Halaman ini tervalidasi

e. Ḍalang-ḍalang di Jogjakarta umumnja tidak/belum baik antawatjana/bahasanja karena pengaruh tutur katanja (tjakap) sehari-hari kurang memperhatikan pada bahasa² peḍalangan, sedang mereka itu bersikap seperti a la Habiranḍa.
f. Keluaran Habiranḍa sudah banjak jang mempraktijkkan mendalang malah ada pula jang mendjadi Professional.

B. WAJANG.

 Sesudah ditanda tanganinja perdjandjian Gianti, bertachta Sri Sultan Hamengku Buwono ke: I: di Jogjakarta (Ngajogjakarta Hadiningrat). — 1755 — M. Waktu Pangéran Mangkubumi lolos dari Surakarta, Panatah kinasih jang bernama Djajaprana dengan anaknja jang baru berumur 16 tahun, mengikutinja.

TAHUN 1755 s

 Djalan Peperangan Gianti itu selalu berpindah-pindah menurut siasat. Ketika peperangan didaerah Kedu dan Bagelen Ki Djajaprana dengan anaknja jang bernama Penatas, bertempat di desa Danaradja daerah Wanasaba.

 Djaka Penatas kebanjakan turut aktif bertempur, dan sekali tempo pergi ke Danaradja, guna memberikan laporan kepada ajahnja, dimana tempat markas jang baru. Setelah ia turut berperang disekitar Tiḍar, dan Barisan Mangkubumen pindah ia tidak ikut, sebab sehabis peperangan itu ia kembali ke Danaradja menemui ajahnja; dan sesudah lapor kemenangan peperangan Tiḍar, ia segera ke Ngadiredja (Markas), akan tetapi sudah terdapat sepi, dan kemudian kembali ke Danaradja lagi. Disana Penatas meneruskan menatah wajang.

 Di Danaradja, Ki Ḍalang Djajaprana bertempat tinggal dirumah orang bernama Atak. Selama Ki Djajaprana disana kebutuhan hidupnja ditjukupi oleh Ki Atak. Sebagai pembalas budi, maka Ki Atak diberi peladjaran menatah wajang. Persaudaraan makin erat, dan Djaka Penatas dikawinkan dengan anak Ki Atak jang bernama Sutijah. Sesudah berbesanan itu, Djajaprana dan Penatas berpamitan akan menusul Gustinja, sedang Rara Sutijah ditinggal dengan sudah berbadan baik. Sctelah masanja, lahiriah anak Penatas itu dan dinamakan Bagus Riwong. Mulai ketjil ia senang turut menatah wajang seperti kakeknja (Atak).
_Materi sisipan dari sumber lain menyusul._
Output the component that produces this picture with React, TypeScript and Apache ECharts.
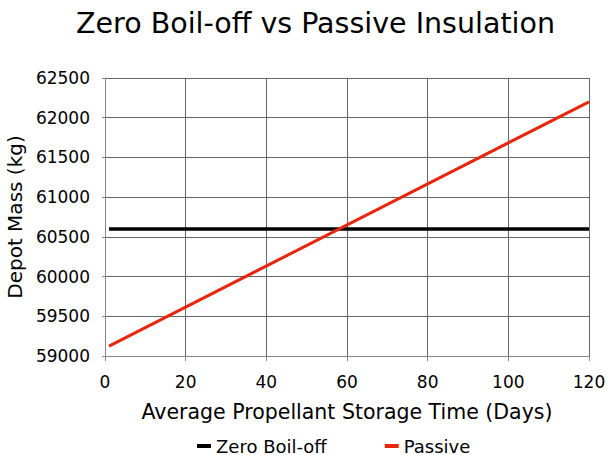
import React, { useEffect, useRef } from "react";
import * as echarts from "echarts";

const zeroBoilOff: [number, number][] = [
  [1, 60600],
  [120, 60600],
];
const passive: [number, number][] = [
  [1, 59125],
  [120, 62200],
];
const seriesNames = ["Zero Boil-off", "Passive"];
const FONT = "DejaVu Sans";

export default function App() {
  const ref = useRef<HTMLDivElement>(null);
  useEffect(() => {
    const chart = echarts.init(ref.current!, null, { renderer: "svg" });
    chart.setOption({
      animation: false,
      backgroundColor: "#ffffff",
      title: {
        text: "Zero Boil-off vs Passive Insulation",
        left: 76,
        top: 9,
        padding: 0,
        textStyle: { fontFamily: FONT, fontSize: 28.5, fontWeight: "normal", color: "#000" },
      },
      legend: {
        top: 437,
        left: 197,
        padding: 0,
        icon: "rect",
        itemWidth: 14,
        itemHeight: 4,
        itemGap: 58,
        textStyle: { fontFamily: FONT, fontSize: 18, color: "#000" },
        data: seriesNames,
      },
      grid: { left: 105, right: 25, top: 78, bottom: 99, outerBoundsMode: "none" },
      xAxis: {
        type: "value",
        min: 0,
        max: 120,
        interval: 20,
        name: "Average Propellant Storage Time (Days)",
        nameLocation: "middle",
        nameGap: 45,
        nameTextStyle: { fontFamily: FONT, fontSize: 20.5, color: "#000" },
        axisLine: { onZero: false, lineStyle: { color: "#888" } },
        axisTick: { show: true, length: 5, lineStyle: { color: "#888" } },
        axisLabel: { fontFamily: FONT, fontSize: 17, color: "#000", margin: 17 },
        splitLine: { show: true, lineStyle: { color: "#666", width: 1 } },
      },
      yAxis: {
        type: "value",
        min: 59000,
        max: 62500,
        interval: 500,
        name: "Depot Mass (kg)",
        nameLocation: "middle",
        nameGap: 73,
        nameTextStyle: { fontFamily: FONT, fontSize: 20, color: "#000" },
        axisLine: { show: true, lineStyle: { color: "#888" } },
        axisTick: { show: true, length: 3, lineStyle: { color: "#888" } },
        axisLabel: {
          fontFamily: FONT,
          fontSize: 17,
          color: "#000",
          margin: 15,
          formatter: (v: number) => String(v),
        },
        splitLine: { show: true, lineStyle: { color: "#666", width: 1 } },
      },
      series: [
        {
          name: seriesNames[0],
          type: "line",
          data: zeroBoilOff,
          symbol: "none",
          lineStyle: { color: "#000", width: 3.5 },
          itemStyle: { color: "#000" },
        },
        {
          name: seriesNames[1],
          type: "line",
          data: passive,
          symbol: "none",
          lineStyle: { color: "#e8260e", width: 3 },
          itemStyle: { color: "#e8260e" },
        },
      ],
    });
    return () => chart.dispose();
  }, []);
  return (
    <div
      ref={ref}
      style={{ position: "fixed", left: 0, top: 0, width: 614, height: 455 }}
    />
  );
}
 Peperangan berhenti, perdjandjian ditanda tangani, Sri Sultan Hamengku Buwono ke I bertachta di Jogjakarta. Empu Djajaprana dan Penatas meneruskan pengabdiannja. Keduanja menatah dan menjungging wajang purwa. Wajang jang dibawa dari Surakarta didjadikan blak (pola) pembuatan wajang seterusnja.

1. Wajang buatan ki Djajaprana, mewudjutkan gaja tari, jaitu andadap.
2. Wajang buatan ki Penatas, wandanja sama, akan tetapi tatahannja lebih halus dari pada tatahan Empu Djajaprana, dan mewudjutkan gaja berdiri.
 Sunggingan wajang kedua empu itu masih sangat bersahadja, jalah warna turunan; hanja bedanja sunggingan Empu Djajaprana itu hanja dihiasi dengan Tjawen (guratan) sedang sunggingan Empu Penatas, memakai drendjeman.
3. Ki Atak setelah mendengar kabar bahwa besan dan menantunja masih hidup, dan mengabdi ke Keraton Jogjakarta, lalu pergi ke Jogjakarta, sambil membawa wajang buatannja.